After finishing his apprenticeship in 1793, Reed moved to Lansingburgh, New York—a small river community just north of Albany. There, he became a teacher at a school and began his graphic art career by engraving illustrations on copper for area printers.
In 1797, Reed and his family moved back to East Windsor, Connecticut, where he continued to work as an artist and also taught at a school. According to a journal he kept, Reed had expanded his business to include "Painting, engraving bank notes, printing, graining chairs, lettering coffins, cartridges, boxes, engraving frontispieces and farming." He was largely engaged in the designing and engraving of bank-note plates, for which he received orders from many banks in the United States and Canada. He also executed several decorative portraits, historical, and map engravings on wood and copper plate.

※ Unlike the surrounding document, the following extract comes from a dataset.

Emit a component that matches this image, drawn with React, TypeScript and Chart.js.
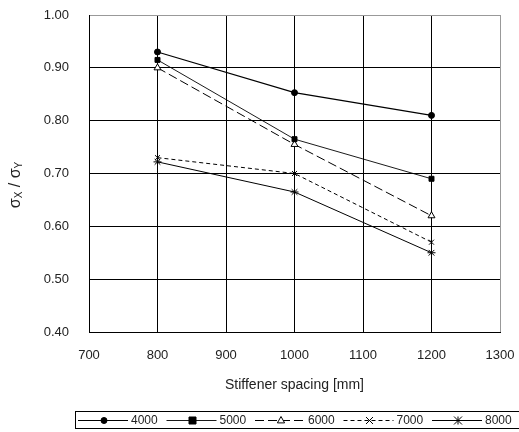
import { useEffect, useRef } from "react";
import { Chart, registerables } from "chart.js";

Chart.register(...registerables);

// Stiffener spacing [mm]
const spacing = [800, 1000, 1200];

// Series names (one per curve)
const seriesNames = ["4000", "5000", "6000", "7000", "8000"];

// sigma_x / sigma_y values per series
const s4000 = [0.93, 0.853, 0.81];
const s5000 = [0.915, 0.765, 0.69];
const s6000 = [0.9, 0.755, 0.62];
const s7000 = [0.73, 0.7, 0.57];
const s8000 = [0.722, 0.665, 0.55];

const seriesValues = [s4000, s5000, s6000, s7000, s8000];

// Axis ranges
const xMin = 700;
const xMax = 1300;
const xStep = 100;
const yMin = 0.4;
const yMax = 1.0;
const yStep = 0.1;

type Look = { pointStyle: string; radius: number; dash: number[]; fill: string; width: number };
const looks: Look[] = [
  { pointStyle: "circle", radius: 3, dash: [], fill: "#000", width: 1.2 },
  { pointStyle: "rect", radius: 3.5, dash: [], fill: "#000", width: 0.9 },
  { pointStyle: "triangle", radius: 4, dash: [9, 4], fill: "#fff", width: 1 },
  { pointStyle: "crossRot", radius: 3.5, dash: [4, 3], fill: "#000", width: 1 },
  { pointStyle: "star", radius: 4, dash: [], fill: "#000", width: 1 },
];

const FONT = "'Liberation Sans', Arial, sans-serif";

function drawMarker(ctx: CanvasRenderingContext2D, style: string, x: number, y: number, r: number, fill: string) {
  ctx.save();
  ctx.setLineDash([]);
  ctx.strokeStyle = "#000";
  ctx.fillStyle = fill;
  ctx.lineWidth = 1;
  ctx.beginPath();
  if (style === "circle") {
    ctx.arc(x, y, r, 0, Math.PI * 2);
    ctx.fill();
    ctx.stroke();
  } else if (style === "rect") {
    ctx.rect(x - r, y - r, r * 2, r * 2);
    ctx.fill();
    ctx.stroke();
  } else if (style === "triangle") {
    ctx.moveTo(x, y - r);
    ctx.lineTo(x + r * 0.9, y + r * 0.6);
    ctx.lineTo(x - r * 0.9, y + r * 0.6);
    ctx.closePath();
    ctx.fill();
    ctx.stroke();
  } else if (style === "crossRot") {
    ctx.moveTo(x - r, y - r);
    ctx.lineTo(x + r, y + r);
    ctx.moveTo(x + r, y - r);
    ctx.lineTo(x - r, y + r);
    ctx.stroke();
  } else if (style === "star") {
    ctx.moveTo(x - r, y - r);
    ctx.lineTo(x + r, y + r);
    ctx.moveTo(x + r, y - r);
    ctx.lineTo(x - r, y + r);
    ctx.moveTo(x, y - r);
    ctx.lineTo(x, y + r);
    ctx.moveTo(x - r, y);
    ctx.lineTo(x + r, y);
    ctx.stroke();
  }
  ctx.restore();
}

// Rotated y-axis title with subscripts, plus a boxed legend below the axis
const decorations = {
  id: "decorations",
  afterDraw(chart: Chart) {
    const ctx = chart.ctx;

    // y-axis title: σX / σY
    ctx.save();
    ctx.translate(16, 185);
    ctx.rotate(-Math.PI / 2);
    ctx.fillStyle = "#222";
    ctx.textBaseline = "middle";
    const big = `16px ${FONT}`;
    const small = `10px ${FONT}`;
    const parts: [string, string, number][] = [
      ["σ", big, 0],
      ["X", small, 3],
      [" / ", big, 0],
      ["σ", big, 0],
      ["Y", small, 3],
    ];
    let total = 0;
    for (const [t, f] of parts) {
      ctx.font = f;
      total += ctx.measureText(t).width;
    }
    let cx = -total / 2;
    for (const [t, f, dy] of parts) {
      ctx.font = f;
      ctx.fillText(t, cx, dy);
      cx += ctx.measureText(t).width;
    }
    ctx.restore();

    // legend box
    ctx.save();
    ctx.strokeStyle = "#000";
    ctx.lineWidth = 1;
    ctx.strokeRect(75.5, 411.5, 470, 17);
    ctx.font = `12px ${FONT}`;
    ctx.fillStyle = "#222";
    ctx.textBaseline = "middle";
    const ly = 420.5;
    const pitch = 88.5;
    seriesNames.forEach((name, i) => {
      const look = looks[i];
      const x0 = 78 + i * pitch;
      ctx.setLineDash(look.dash);
      ctx.lineWidth = look.width;
      ctx.beginPath();
      ctx.moveTo(x0, ly);
      ctx.lineTo(x0 + 50, ly);
      ctx.stroke();
      drawMarker(ctx, look.pointStyle, x0 + 26, ly, look.radius, look.fill);
      ctx.fillText(name, x0 + 53, ly + 0.5);
    });
    ctx.restore();
  },
};

export default function App() {
  const canvasRef = useRef<HTMLCanvasElement | null>(null);

  useEffect(() => {
    document.body.style.margin = "0";
    const canvas = canvasRef.current;
    if (!canvas) return;

    const datasets = seriesNames.map((name, i) => ({
      label: name,
      data: spacing.map((x, j) => ({ x, y: seriesValues[i][j] })),
      borderColor: "#000",
      backgroundColor: looks[i].fill,
      borderWidth: looks[i].width,
      borderDash: looks[i].dash,
      pointStyle: looks[i].pointStyle as any,
      pointRadius: looks[i].radius,
      pointBorderColor: "#000",
      pointBackgroundColor: looks[i].fill,
      pointBorderWidth: 1,
      tension: 0,
      fill: false,
    }));

    const chart = new Chart(canvas, {
      type: "line",
      data: { datasets },
      options: {
        animation: false,
        responsive: false,
        layout: { autoPadding: false, padding: { top: 15, right: 19, left: 0, bottom: 35 } },
        plugins: {
          legend: { display: false },
          tooltip: { enabled: false },
        },
        scales: {
          x: {
            type: "linear",
            min: xMin,
            max: xMax,
            border: { color: "#000", width: 1 },
            grid: {
              drawTicks: false,
              color: (c: any) => (c.tick && c.tick.value === xMax ? "#999" : "#000"),
              lineWidth: 1,
            },
            ticks: {
              stepSize: xStep,
              padding: 16,
              color: "#222",
              font: { family: FONT, size: 13 },
              callback: (v: any) => String(v),
            },
            title: {
              display: true,
              text: "Stiffener spacing [mm]",
              color: "#222",
              font: { family: FONT, size: 14 },
              padding: { top: 4, bottom: 3 },
            },
            afterFit: (s: any) => {
              s.height = 65;
              s.paddingLeft = 0;
              s.paddingRight = 0;
            },
          },
          y: {
            type: "linear",
            min: yMin,
            max: yMax,
            border: { color: "#000", width: 1 },
            grid: {
              drawTicks: false,
              color: (c: any) => (c.tick && Math.abs(c.tick.value - yMax) < 1e-6 ? "#999" : "#000"),
              lineWidth: 1,
            },
            ticks: {
              stepSize: yStep,
              padding: 20,
              color: "#222",
              font: { family: FONT, size: 13 },
              callback: (v: any) => Number(v).toFixed(2),
            },
            afterFit: (s: any) => {
              s.width = 89;
              s.paddingTop = 0;
              s.paddingBottom = 0;
            },
          },
        },
      },
      plugins: [decorations],
    });

    return () => chart.destroy();
  }, []);

  return (
    <div style={{ position: "relative", width: 519, height: 432, background: "#fff" }}>
      <canvas ref={canvasRef} width={519} height={432} style={{ display: "block" }} />
    </div>
  );
}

Around that time, Reed was elected a deacon of the Congregational Church in East Windsor—a position he maintained for nearly fifty years.
Towards the end of 1803, Reed moved his shop to Hartford, Connecticut, which had become an important publishing and printing center by the early nineteenth century.
Over the years, Reed trained a number of engravers at his print shop, including Asaph Willard (1786—1880), Ralph Rawdon (d. c. 1877), and William Mason (c. 1790—c. 1844).
- Love Triumphant
- First Step to Learning
- Little Children's Spelling and Reading Books
- Reed's Guide to the Art of Penmanship
Reed was married Elizabeth Loring on April 9, 1795. They had six children, including Abner L., Arthur, Waldo, and Maria.
Reed died on February 25, 1866, in Toledo, Ohio, at the age of 94.